DIRECTIVE: Write the data below out exactly as it stands. Do not include the pictures.

DATA BLOCK:
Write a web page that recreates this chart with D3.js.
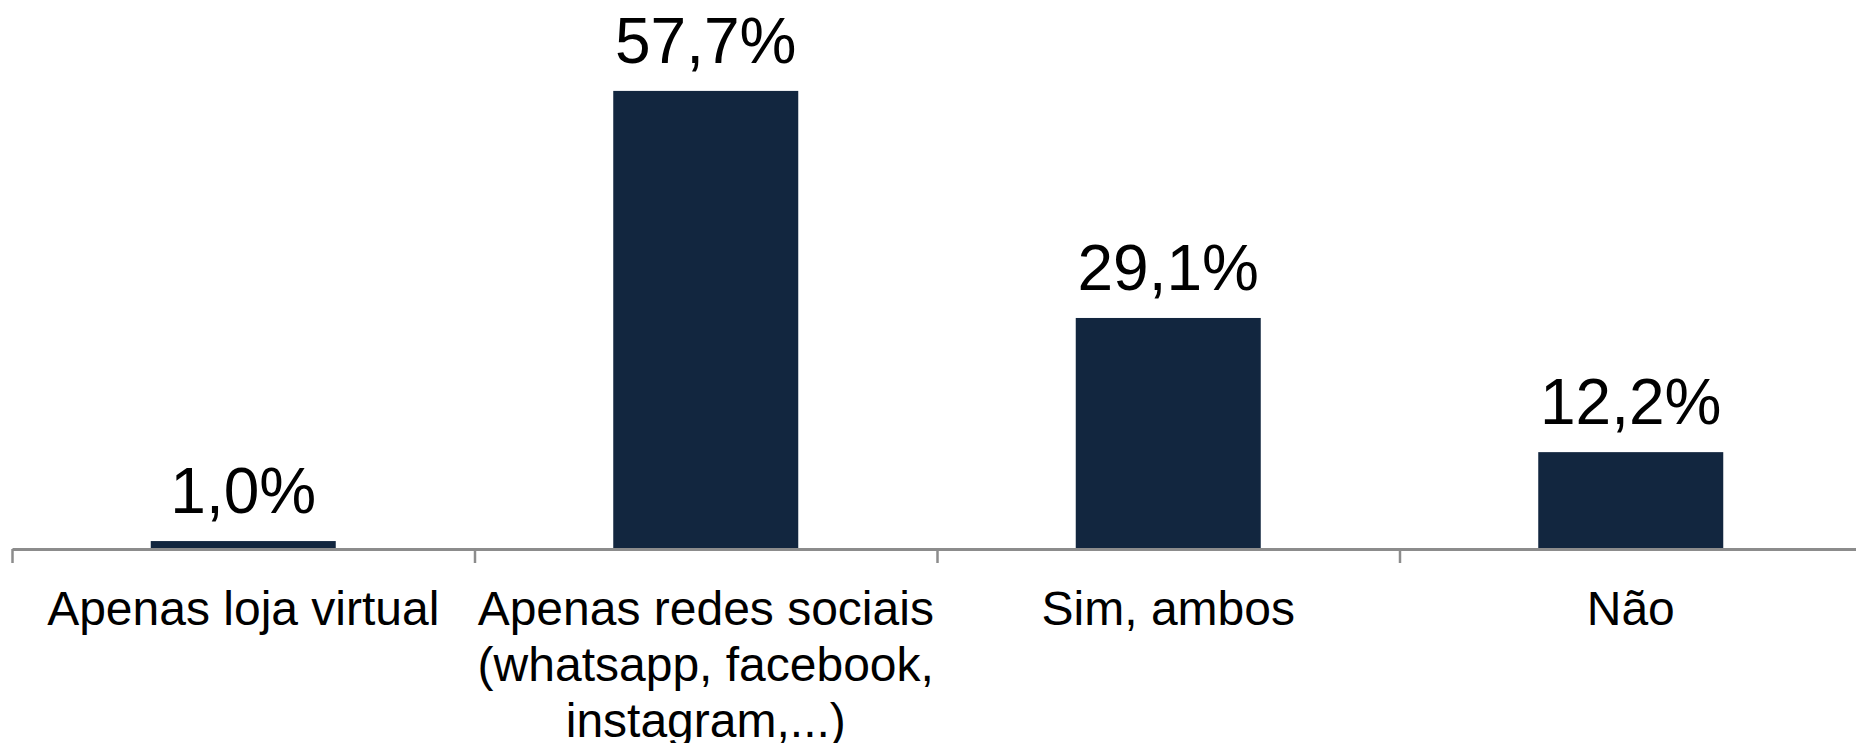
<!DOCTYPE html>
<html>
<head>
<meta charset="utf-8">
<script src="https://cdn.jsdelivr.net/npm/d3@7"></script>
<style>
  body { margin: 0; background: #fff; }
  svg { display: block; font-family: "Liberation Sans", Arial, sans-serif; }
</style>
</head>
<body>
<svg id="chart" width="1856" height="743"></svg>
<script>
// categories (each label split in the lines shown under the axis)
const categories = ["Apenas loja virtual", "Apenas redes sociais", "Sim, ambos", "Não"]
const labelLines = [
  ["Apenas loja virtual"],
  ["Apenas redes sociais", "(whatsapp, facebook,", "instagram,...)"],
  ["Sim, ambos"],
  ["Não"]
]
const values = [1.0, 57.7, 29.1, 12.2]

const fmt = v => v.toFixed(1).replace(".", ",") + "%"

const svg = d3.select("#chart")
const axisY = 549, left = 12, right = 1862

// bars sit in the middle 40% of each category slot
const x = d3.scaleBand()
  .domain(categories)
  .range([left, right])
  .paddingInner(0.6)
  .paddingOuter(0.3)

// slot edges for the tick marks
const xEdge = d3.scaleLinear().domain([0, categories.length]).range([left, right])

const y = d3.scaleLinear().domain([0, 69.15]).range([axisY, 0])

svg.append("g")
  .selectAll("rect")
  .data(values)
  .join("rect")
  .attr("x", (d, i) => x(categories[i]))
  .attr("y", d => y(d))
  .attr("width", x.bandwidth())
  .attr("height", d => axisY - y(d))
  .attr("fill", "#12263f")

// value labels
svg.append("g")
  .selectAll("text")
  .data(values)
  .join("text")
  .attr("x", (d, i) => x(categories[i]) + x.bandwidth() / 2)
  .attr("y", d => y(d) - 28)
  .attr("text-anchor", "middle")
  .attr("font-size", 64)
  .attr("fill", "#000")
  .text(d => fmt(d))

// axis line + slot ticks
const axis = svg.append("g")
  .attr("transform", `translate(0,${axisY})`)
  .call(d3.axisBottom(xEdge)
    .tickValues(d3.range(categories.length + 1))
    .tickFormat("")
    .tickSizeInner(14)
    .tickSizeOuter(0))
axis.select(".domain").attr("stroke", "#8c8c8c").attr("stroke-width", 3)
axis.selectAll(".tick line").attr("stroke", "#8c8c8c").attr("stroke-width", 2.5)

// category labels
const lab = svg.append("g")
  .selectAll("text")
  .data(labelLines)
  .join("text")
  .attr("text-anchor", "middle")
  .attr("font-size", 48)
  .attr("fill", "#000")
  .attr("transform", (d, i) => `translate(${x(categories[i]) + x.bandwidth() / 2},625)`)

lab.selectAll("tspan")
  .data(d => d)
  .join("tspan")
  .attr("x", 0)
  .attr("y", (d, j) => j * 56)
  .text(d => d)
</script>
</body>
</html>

FINISHED EXERCISE:
Write a web page that recreates this chart with D3.js.
<!DOCTYPE html>
<html>
<head>
<meta charset="utf-8">
<script src="https://cdn.jsdelivr.net/npm/d3@7"></script>
<style>
  body { margin: 0; background: #fff; }
  svg { display: block; font-family: "Liberation Sans", Arial, sans-serif; }
</style>
</head>
<body>
<svg id="chart" width="1856" height="743"></svg>
<script>
// categories (each label split in the lines shown under the axis)
const categories = ["Apenas loja virtual", "Apenas redes sociais", "Sim, ambos", "Não"]
const labelLines = [
  ["Apenas loja virtual"],
  ["Apenas redes sociais", "(whatsapp, facebook,", "instagram,...)"],
  ["Sim, ambos"],
  ["Não"]
]
const values = [1.0, 57.7, 29.1, 12.2]

const fmt = v => v.toFixed(1).replace(".", ",") + "%"

const svg = d3.select("#chart")
const axisY = 549, left = 12, right = 1862

// bars sit in the middle 40% of each category slot
const x = d3.scaleBand()
  .domain(categories)
  .range([left, right])
  .paddingInner(0.6)
  .paddingOuter(0.3)

// slot edges for the tick marks
const xEdge = d3.scaleLinear().domain([0, categories.length]).range([left, right])

const y = d3.scaleLinear().domain([0, 69.15]).range([axisY, 0])

svg.append("g")
  .selectAll("rect")
  .data(values)
  .join("rect")
  .attr("x", (d, i) => x(categories[i]))
  .attr("y", d => y(d))
  .attr("width", x.bandwidth())
  .attr("height", d => axisY - y(d))
  .attr("fill", "#12263f")

// value labels
svg.append("g")
  .selectAll("text")
  .data(values)
  .join("text")
  .attr("x", (d, i) => x(categories[i]) + x.bandwidth() / 2)
  .attr("y", d => y(d) - 28)
  .attr("text-anchor", "middle")
  .attr("font-size", 64)
  .attr("fill", "#000")
  .text(d => fmt(d))

// axis line + slot ticks
const axis = svg.append("g")
  .attr("transform", `translate(0,${axisY})`)
  .call(d3.axisBottom(xEdge)
    .tickValues(d3.range(categories.length + 1))
    .tickFormat("")
    .tickSizeInner(14)
    .tickSizeOuter(0))
axis.select(".domain").attr("stroke", "#8c8c8c").attr("stroke-width", 3)
axis.selectAll(".tick line").attr("stroke", "#8c8c8c").attr("stroke-width", 2.5)

// category labels
const lab = svg.append("g")
  .selectAll("text")
  .data(labelLines)
  .join("text")
  .attr("text-anchor", "middle")
  .attr("font-size", 48)
  .attr("fill", "#000")
  .attr("transform", (d, i) => `translate(${x(categories[i]) + x.bandwidth() / 2},625)`)

lab.selectAll("tspan")
  .data(d => d)
  .join("tspan")
  .attr("x", 0)
  .attr("y", (d, j) => j * 56)
  .text(d => d)
</script>
</body>
</html>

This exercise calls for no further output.